-- Job --
Please transcribe the listing below in full and word for word, without its pictures.

-- Data --
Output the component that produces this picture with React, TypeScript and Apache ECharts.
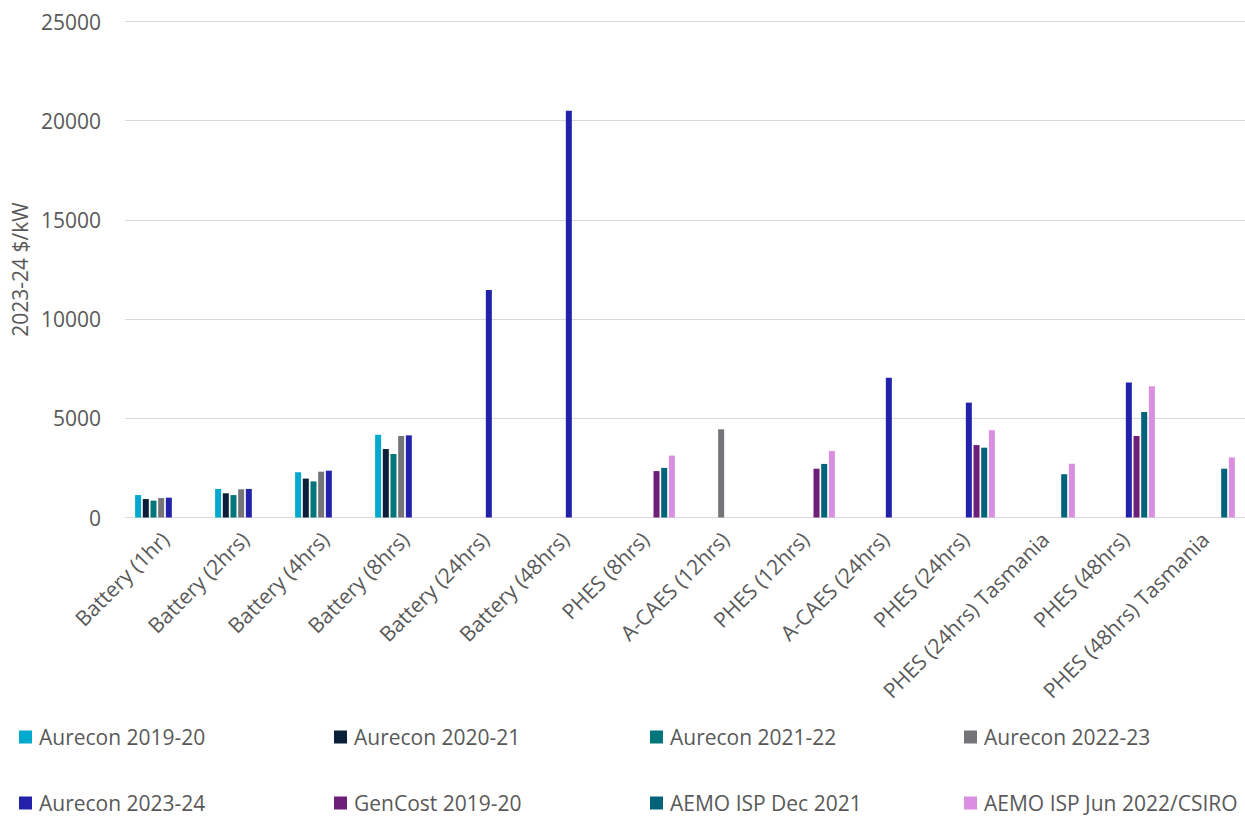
import React, { useEffect, useRef } from "react";
import * as echarts from "echarts";

const categories = [
  "Battery (1hr)",
  "Battery (2hrs)",
  "Battery (4hrs)",
  "Battery (8hrs)",
  "Battery (24hrs)",
  "Battery (48hrs)",
  "PHES (8hrs)",
  "A-CAES (12hrs)",
  "PHES (12hrs)",
  "A-CAES (24hrs)",
  "PHES (24hrs)",
  "PHES (24hrs) Tasmania",
  "PHES (48hrs)",
  "PHES (48hrs) Tasmania",
];

const aurecon1920 = [1130, 1440, 2280, 4170, null, null, null, null, null, null, null, null, null, null];
const aurecon2021 = [930, 1220, 1960, 3450, null, null, null, null, null, null, null, null, null, null];
const aurecon2122 = [850, 1130, 1820, 3200, null, null, null, null, null, null, null, null, null, null];
const aurecon2223 = [980, 1420, 2310, 4110, null, null, null, 4445, null, null, null, null, null, null];
const aurecon2324 = [1000, 1440, 2360, 4140, 11470, 20500, null, null, null, 7050, 5790, null, 6810, null];
const genCost1920 = [null, null, null, null, null, null, 2340, null, 2460, null, 3650, null, 4110, null];
const aemoIspDec21 = [null, null, null, null, null, null, 2500, null, 2700, null, 3520, 2180, 5320, 2460];
const aemoIspJun22 = [null, null, null, null, null, null, 3120, null, 3350, null, 4400, 2710, 6610, 3030];

const seriesNames = [
  "Aurecon 2019-20",
  "Aurecon 2020-21",
  "Aurecon 2021-22",
  "Aurecon 2022-23",
  "Aurecon 2023-24",
  "GenCost 2019-20",
  "AEMO ISP Dec 2021",
  "AEMO ISP Jun 2022/CSIRO",
];
const seriesData = [
  aurecon1920,
  aurecon2021,
  aurecon2122,
  aurecon2223,
  aurecon2324,
  genCost1920,
  aemoIspDec21,
  aemoIspJun22,
];
const seriesColors = [
  "#00A9CE",
  "#0B1F38",
  "#00767A",
  "#757579",
  "#2222AB",
  "#6D1F7A",
  "#00637A",
  "#DA8FE1",
];

const yTicks = { min: 0, max: 25000, interval: 5000 };

// legend grid: 4 columns x 2 rows
const legendCols = [19, 334, 650, 964];
const legendRows = [726, 792];

const FONT = "'Open Sans', sans-serif";
const TEXT = "#595959";

export default function App() {
  const ref = useRef<HTMLDivElement>(null);

  useEffect(() => {
    document.body.style.margin = "0";
    if (!ref.current) return;
    const chart = echarts.init(ref.current, null, { renderer: "svg" });

    const legends = seriesNames.map((name, i) => ({
      data: [name],
      left: legendCols[i % 4],
      top: legendRows[Math.floor(i / 4)],
      padding: 0,
      itemWidth: 13,
      itemHeight: 13,
      icon: "rect",
      selectedMode: false,
      textStyle: {
        fontFamily: FONT,
        fontSize: 21,
        color: TEXT,
        lineHeight: 22,
        padding: [0, 0, 0, 2],
      },
    }));

    chart.setOption({
      animation: false,
      backgroundColor: "#ffffff",
      textStyle: { fontFamily: FONT },
      grid: {
        left: 125,
        right: 0,
        top: 21.5,
        bottom: 298.5,
        containLabel: false,
        outerBoundsMode: "none",
      },
      legend: legends,
      xAxis: {
        type: "category",
        data: categories,
        axisLine: { show: true, lineStyle: { color: "#D9D9D9", width: 1 } },
        axisTick: { show: false },
        axisLabel: {
          interval: 0,
          rotate: 45,
          fontFamily: FONT,
          fontSize: 21,
          color: TEXT,
          margin: 18,
        },
      },
      yAxis: {
        type: "value",
        min: yTicks.min,
        max: yTicks.max,
        interval: yTicks.interval,
        name: "2023-24 $/kW",
        nameLocation: "middle",
        nameRotate: 90,
        nameGap: 94,
        nameTextStyle: { fontFamily: FONT, fontSize: 21, color: TEXT },
        axisLine: { show: false },
        axisTick: { show: false },
        axisLabel: {
          fontFamily: FONT,
          fontSize: 21,
          color: TEXT,
          margin: 24,
          formatter: (v: number) => String(v),
        },
        splitLine: { lineStyle: { color: "#D9D9D9", width: 1 } },
      },
      series: seriesNames.map((name, i) => ({
        name,
        type: "bar",
        data: seriesData[i],
        barWidth: 6,
        barGap: "28%",
        itemStyle: { color: seriesColors[i] },
      })),
    });

    return () => chart.dispose();
  }, []);

  return <div ref={ref} style={{ width: 1245, height: 816 }} />;
}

-- Solution --
Output the component that produces this picture with React, TypeScript and Apache ECharts.
import React, { useEffect, useRef } from "react";
import * as echarts from "echarts";

const categories = [
  "Battery (1hr)",
  "Battery (2hrs)",
  "Battery (4hrs)",
  "Battery (8hrs)",
  "Battery (24hrs)",
  "Battery (48hrs)",
  "PHES (8hrs)",
  "A-CAES (12hrs)",
  "PHES (12hrs)",
  "A-CAES (24hrs)",
  "PHES (24hrs)",
  "PHES (24hrs) Tasmania",
  "PHES (48hrs)",
  "PHES (48hrs) Tasmania",
];

const aurecon1920 = [1130, 1440, 2280, 4170, null, null, null, null, null, null, null, null, null, null];
const aurecon2021 = [930, 1220, 1960, 3450, null, null, null, null, null, null, null, null, null, null];
const aurecon2122 = [850, 1130, 1820, 3200, null, null, null, null, null, null, null, null, null, null];
const aurecon2223 = [980, 1420, 2310, 4110, null, null, null, 4445, null, null, null, null, null, null];
const aurecon2324 = [1000, 1440, 2360, 4140, 11470, 20500, null, null, null, 7050, 5790, null, 6810, null];
const genCost1920 = [null, null, null, null, null, null, 2340, null, 2460, null, 3650, null, 4110, null];
const aemoIspDec21 = [null, null, null, null, null, null, 2500, null, 2700, null, 3520, 2180, 5320, 2460];
const aemoIspJun22 = [null, null, null, null, null, null, 3120, null, 3350, null, 4400, 2710, 6610, 3030];

const seriesNames = [
  "Aurecon 2019-20",
  "Aurecon 2020-21",
  "Aurecon 2021-22",
  "Aurecon 2022-23",
  "Aurecon 2023-24",
  "GenCost 2019-20",
  "AEMO ISP Dec 2021",
  "AEMO ISP Jun 2022/CSIRO",
];
const seriesData = [
  aurecon1920,
  aurecon2021,
  aurecon2122,
  aurecon2223,
  aurecon2324,
  genCost1920,
  aemoIspDec21,
  aemoIspJun22,
];
const seriesColors = [
  "#00A9CE",
  "#0B1F38",
  "#00767A",
  "#757579",
  "#2222AB",
  "#6D1F7A",
  "#00637A",
  "#DA8FE1",
];

const yTicks = { min: 0, max: 25000, interval: 5000 };

// legend grid: 4 columns x 2 rows
const legendCols = [19, 334, 650, 964];
const legendRows = [726, 792];

const FONT = "'Open Sans', sans-serif";
const TEXT = "#595959";

export default function App() {
  const ref = useRef<HTMLDivElement>(null);

  useEffect(() => {
    document.body.style.margin = "0";
    if (!ref.current) return;
    const chart = echarts.init(ref.current, null, { renderer: "svg" });

    const legends = seriesNames.map((name, i) => ({
      data: [name],
      left: legendCols[i % 4],
      top: legendRows[Math.floor(i / 4)],
      padding: 0,
      itemWidth: 13,
      itemHeight: 13,
      icon: "rect",
      selectedMode: false,
      textStyle: {
        fontFamily: FONT,
        fontSize: 21,
        color: TEXT,
        lineHeight: 22,
        padding: [0, 0, 0, 2],
      },
    }));

    chart.setOption({
      animation: false,
      backgroundColor: "#ffffff",
      textStyle: { fontFamily: FONT },
      grid: {
        left: 125,
        right: 0,
        top: 21.5,
        bottom: 298.5,
        containLabel: false,
        outerBoundsMode: "none",
      },
      legend: legends,
      xAxis: {
        type: "category",
        data: categories,
        axisLine: { show: true, lineStyle: { color: "#D9D9D9", width: 1 } },
        axisTick: { show: false },
        axisLabel: {
          interval: 0,
          rotate: 45,
          fontFamily: FONT,
          fontSize: 21,
          color: TEXT,
          margin: 18,
        },
      },
      yAxis: {
        type: "value",
        min: yTicks.min,
        max: yTicks.max,
        interval: yTicks.interval,
        name: "2023-24 $/kW",
        nameLocation: "middle",
        nameRotate: 90,
        nameGap: 94,
        nameTextStyle: { fontFamily: FONT, fontSize: 21, color: TEXT },
        axisLine: { show: false },
        axisTick: { show: false },
        axisLabel: {
          fontFamily: FONT,
          fontSize: 21,
          color: TEXT,
          margin: 24,
          formatter: (v: number) => String(v),
        },
        splitLine: { lineStyle: { color: "#D9D9D9", width: 1 } },
      },
      series: seriesNames.map((name, i) => ({
        name,
        type: "bar",
        data: seriesData[i],
        barWidth: 6,
        barGap: "28%",
        itemStyle: { color: seriesColors[i] },
      })),
    });

    return () => chart.dispose();
  }, []);

  return <div ref={ref} style={{ width: 1245, height: 816 }} />;
}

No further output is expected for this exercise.